Iceland urges UN to take action vs drug war killings in Philippines

The casket of 3-year-old Kateleen Myca Ulpina, killed during a sting operation conducted by the police, is seen during her wake in Rodriguez, Rizal, east of Manila on July 5, 2019.
AFP/Noel Celis

MANILA, Philippines — Iceland submitted a draft resolution that will prod the United Nations Human Rights Council to call for actions on the alleged human rights violations in the Philippines.

Iceland filed a two-page draft resolution Thursday, requesting UN human rights chief Michelle Bachelet to prepare a “comprehensive” written report on the human rights situation in the Philippines that would be presented during the council’s 44th session. UNHRC is now on its 41st session.

The draft resolution also calls on the Philippine government “to take all necessary measures to prevent extrajudicial killings and enforced disappearances, to carry out impartial investigations and to hold perpetrators accountable in accordance with international norms and standards on due process and the rule of law.”

The text also asked the Philippine government to cooperate with UN agencies and mechanisms by facilitating country visits and preventing acts of intimidation or retaliation.

According to a Reuters report, more than two dozen countries—mainly European states—backed the draft resolution.

The 47-member council is expected to vote on the resolution before its three-week session ends on July 12. The Philippines is a member of the Human Rights Council.

Last year, Iceland also called on the Philippines and its investigators to probe without conditions the killings linked to the government’s anti-narcotics campaign. The statement was signed by 37 countries.

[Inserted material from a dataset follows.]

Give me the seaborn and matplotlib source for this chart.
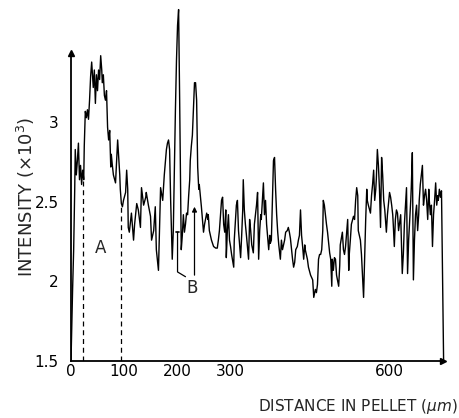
import matplotlib

matplotlib.use("Agg")
import matplotlib.pyplot as plt
import numpy as np
import pandas as pd
import seaborn as sns

# intensity profile (distance in um, intensity x10^3)
distance = [
    0, 3, 5, 7, 8, 10, 12, 14, 16, 18,
    20, 22, 24, 25, 27, 29, 31, 33, 35, 37,
    39, 41, 42, 44, 46, 48, 50, 52, 54, 56,
    58, 59, 61, 63, 65, 67, 69, 71, 73, 75,
    76, 78, 80, 84, 86, 88, 90, 92, 93, 95,
    97, 99, 103, 105, 107, 108, 110, 114, 118, 120,
    124, 127, 131, 133, 137, 141, 142, 146, 150, 152,
    156, 159, 161, 165, 167, 169, 173, 176, 180, 182,
    184, 186, 188, 190, 191, 193, 195, 197, 199, 201,
    203, 205, 207, 208, 210, 212, 214, 216, 218, 220,
    222, 224, 225, 227, 229, 231, 233, 235, 237, 239,
    241, 242, 244, 246, 248, 250, 252, 256, 258, 259,
    261, 265, 269, 273, 276, 278, 280, 282, 284, 286,
    288, 290, 292, 293, 295, 297, 299, 301, 303, 307,
    308, 312, 314, 316, 320, 322, 324, 325, 327, 329,
    331, 335, 337, 339, 341, 344, 346, 350, 352, 354,
    356, 358, 359, 361, 363, 365, 367, 369, 373, 375,
    376, 378, 380, 382, 384, 386, 388, 390, 392, 395,
    397, 399, 401, 403, 405, 408, 410, 412, 414, 418,
    420, 422, 424, 427, 429, 431, 433, 435, 437, 439,
    441, 442, 444, 446, 448, 452, 456, 458, 461, 463,
    465, 467, 469, 471, 473, 475, 476, 478, 480, 482,
    484, 488, 490, 492, 493, 495, 497, 499, 501, 505,
    507, 508, 512, 514, 516, 518, 522, 524, 525, 527,
    529, 533, 535, 537, 539, 541, 542, 546, 548, 550,
    552, 554, 556, 558, 559, 561, 565, 567, 569, 571,
    573, 575, 576, 578, 580, 582, 584, 586, 588, 590,
    592, 595, 597, 601, 603, 605, 607, 608, 610, 612,
    614, 616, 618, 622, 623, 625, 627, 629, 633, 635,
    637, 641, 642, 644, 646, 648, 650, 652, 654, 656,
    657, 659, 663, 665, 667, 669, 671, 673, 675, 676,
    678, 680, 682, 684, 686, 688, 690, 692, 693, 695,
    697, 699, 703,
]
intensity = [
    1.50, 1.95, 2.20, 2.58, 2.83, 2.67, 2.76, 2.87, 2.64, 2.73,
    2.61, 2.70, 2.64, 2.85, 3.07, 3.03, 3.08, 3.02, 3.14, 3.29,
    3.38, 3.27, 3.22, 3.33, 3.12, 3.30, 3.20, 3.33, 3.27, 3.42,
    3.33, 3.25, 3.30, 3.17, 3.14, 3.20, 2.97, 2.89, 2.95, 2.72,
    2.80, 2.73, 2.67, 2.62, 2.76, 2.89, 2.78, 2.67, 2.58, 2.49,
    2.47, 2.51, 2.56, 2.70, 2.58, 2.34, 2.31, 2.43, 2.26, 2.36,
    2.49, 2.45, 2.34, 2.59, 2.48, 2.53, 2.56, 2.48, 2.41, 2.26,
    2.32, 2.47, 2.20, 2.07, 2.32, 2.59, 2.51, 2.67, 2.83, 2.87,
    2.89, 2.83, 2.51, 2.26, 2.14, 2.32, 2.70, 3.08, 3.39, 3.61,
    3.71, 3.14, 2.51, 2.20, 2.29, 2.42, 2.31, 2.36, 2.43, 2.42,
    2.54, 2.64, 2.76, 2.85, 2.92, 3.08, 3.25, 3.25, 3.14, 2.72,
    2.58, 2.61, 2.54, 2.47, 2.39, 2.31, 2.36, 2.43, 2.39, 2.42,
    2.32, 2.26, 2.22, 2.21, 2.21, 2.26, 2.32, 2.42, 2.51, 2.53,
    2.36, 2.31, 2.45, 2.15, 2.32, 2.42, 2.26, 2.22, 2.17, 2.09,
    2.26, 2.48, 2.51, 2.32, 2.15, 2.29, 2.45, 2.64, 2.45, 2.36,
    2.29, 2.14, 2.39, 2.32, 2.23, 2.18, 2.36, 2.48, 2.56, 2.14,
    2.32, 2.42, 2.39, 2.51, 2.62, 2.42, 2.51, 2.36, 2.20, 2.29,
    2.24, 2.26, 2.51, 2.76, 2.78, 2.58, 2.42, 2.31, 2.23, 2.14,
    2.26, 2.20, 2.23, 2.26, 2.31, 2.32, 2.34, 2.31, 2.27, 2.14,
    2.09, 2.12, 2.20, 2.22, 2.26, 2.29, 2.45, 2.29, 2.22, 2.14,
    2.23, 2.20, 2.17, 2.14, 2.09, 2.04, 2.01, 1.90, 1.95, 1.93,
    1.98, 2.14, 2.17, 2.17, 2.20, 2.32, 2.51, 2.48, 2.42, 2.36,
    2.31, 2.18, 2.14, 1.97, 2.14, 2.07, 2.15, 2.14, 2.04, 1.97,
    2.10, 2.23, 2.31, 2.20, 2.17, 2.22, 2.39, 2.07, 2.17, 2.26,
    2.36, 2.41, 2.39, 2.51, 2.59, 2.54, 2.32, 2.26, 2.17, 2.04,
    1.90, 2.14, 2.39, 2.58, 2.51, 2.48, 2.43, 2.54, 2.61, 2.70,
    2.51, 2.58, 2.64, 2.83, 2.73, 2.58, 2.34, 2.78, 2.67, 2.51,
    2.45, 2.31, 2.42, 2.56, 2.53, 2.48, 2.42, 2.36, 2.22, 2.39,
    2.45, 2.43, 2.32, 2.42, 2.29, 2.05, 2.17, 2.36, 2.59, 2.05,
    2.26, 2.51, 2.59, 2.81, 2.01, 2.26, 2.42, 2.48, 2.32, 2.42,
    2.51, 2.61, 2.73, 2.48, 2.54, 2.58, 2.51, 2.39, 2.58, 2.51,
    2.42, 2.48, 2.22, 2.42, 2.51, 2.62, 2.48, 2.54, 2.51, 2.58,
    2.53, 2.57, 1.50,
]

x_ticks = [0, 100, 200, 300, 600]
x_tick_labels = ["0", "100", "200", "300", "600"]
y_ticks = [1.5, 2, 2.5, 3]
y_tick_labels = ["1.5", "2", "2.5", "3"]
zone_a = [23, 95]
peak_b = [201, 233]

sns.set_theme(style="white")
plt.rcParams["font.family"] = ["DejaVu Sans"]

fig = plt.figure(figsize=(4.59, 4.18), dpi=100)
ax = fig.add_axes([0.1547, 0.1364, 0.8314, 0.8559])

profile = pd.DataFrame({"distance": distance, "intensity": intensity})
sns.lineplot(data=profile, x="distance", y="intensity", sort=False,
             estimator=None, color="black", lw=1.0, ax=ax)

ax.set_xlim(0, 720)
ax.set_ylim(1.5, 3.75)
ax.set_xlabel("")
ax.set_ylabel("")
for side in ["top", "right"]:
    ax.spines[side].set_visible(False)
for side in ["left", "bottom"]:
    ax.spines[side].set_color("black")
    ax.spines[side].set_linewidth(1.3)
ax.spines["left"].set_bounds(1.5, 3.42)
ax.spines["bottom"].set_bounds(0, 699)
ax.plot([0], [3.44], marker="^", ms=5, color="black", clip_on=False)
ax.plot([701], [1.5], marker=">", ms=5, color="black", clip_on=False)

ax.set_xticks(x_ticks)
ax.set_xticklabels(x_tick_labels)
ax.set_yticks(y_ticks)
ax.set_yticklabels(y_tick_labels)
ax.tick_params(axis="x", direction="inout", length=4, width=1, pad=0.5,
               labelsize=11, colors="black")
ax.tick_params(axis="y", direction="out", length=3, width=1, pad=6,
               labelsize=11, colors="black")

# dashed limits of zone A
for xa in zone_a:
    top = np.interp(xa, distance, intensity)
    ax.plot([xa, xa], [1.5, top], color="black", lw=0.9, ls=(0, (4, 3)))
ax.text(np.mean(zone_a) - 3, 2.21, "A", fontsize=12, ha="center", va="center")

# markers for B
b_left, b_right = peak_b
ax.plot([b_left, b_left, b_left + 15], [2.31, 2.06, 2.03], color="black", lw=0.9)
ax.plot([b_left - 3, b_left + 3], [2.31, 2.31], color="black", lw=1.2)
ax.annotate("", xy=(b_right, 2.47), xytext=(b_right, 2.04),
            arrowprops=dict(arrowstyle="-|>", color="black", lw=0.9,
                            mutation_scale=7, shrinkA=0, shrinkB=0))
ax.text(b_right - 4, 1.96, "B", fontsize=12, ha="center", va="center")

fig.text(0.056, 0.53, "INTENSITY (×10$^3$)", rotation=90, fontsize=13,
         ha="center", va="center")
fig.text(0.997, 0.027, r"DISTANCE IN PELLET ($\mu m$)", fontsize=11,
         ha="right", va="center")

fig.savefig("out.png", dpi=100)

In 2017, 39 countries led by Iceland slammed what it dubbed as “culture of impunity” in the Philippines.

Bachelet, in her opening statement at the 41st session of the council last June 24, said the “extraordinarily high number of deaths” and “persistent reports of extrajudicial killings” in the drug war continue in the Philippines.

She said she also welcomes the call of UN special rapporteurs for the Human Rights Council to take action on what they called a sharp deterioration of human rights in the Philippines.

DOJ: Killing is not gov't policy 

The Philippine government usually dismisses expression of concern and calls for an investigation from international bodies as acts of meddling in the country’s internal affairs. Even President Rodrigo Duterte has repeatedly slammed the UN and human rights groups for criticisms on his brutal drug war.

In a statement Friday, Justice Secretary Menardo Guevarra said the government “need not be told by anyone, including the UN or any of its agencies, to stop so-called 'extrajudicial executions' in our war on drugs because it has never been the policy of the government to tolerate the killing of illegal drug suspects who submit themselves peacefully to our law enforcement authorities.”

Guevarra, however, said the government is prepared to face any investigation “to disabuse the minds of those who rely on or give undue credence to selective, if not biased, second-hand information.”

Figures from the Philippine National Police earlier released this month put the number of ‘drug personalities’ killed in law enforcement operations at 6,600. But some rights groups have estimates of as many as 27,000 killed.

A three-year-old girl from Rizal province was the latest casualty of the brutal war on the drugs. The girl was killed during an operation that targeted her father. 

Police claimed the girl was used as a human shield by his father—the subject of the drug bust operation—but her mother refuted this and said they were sleeping when the cops arrived.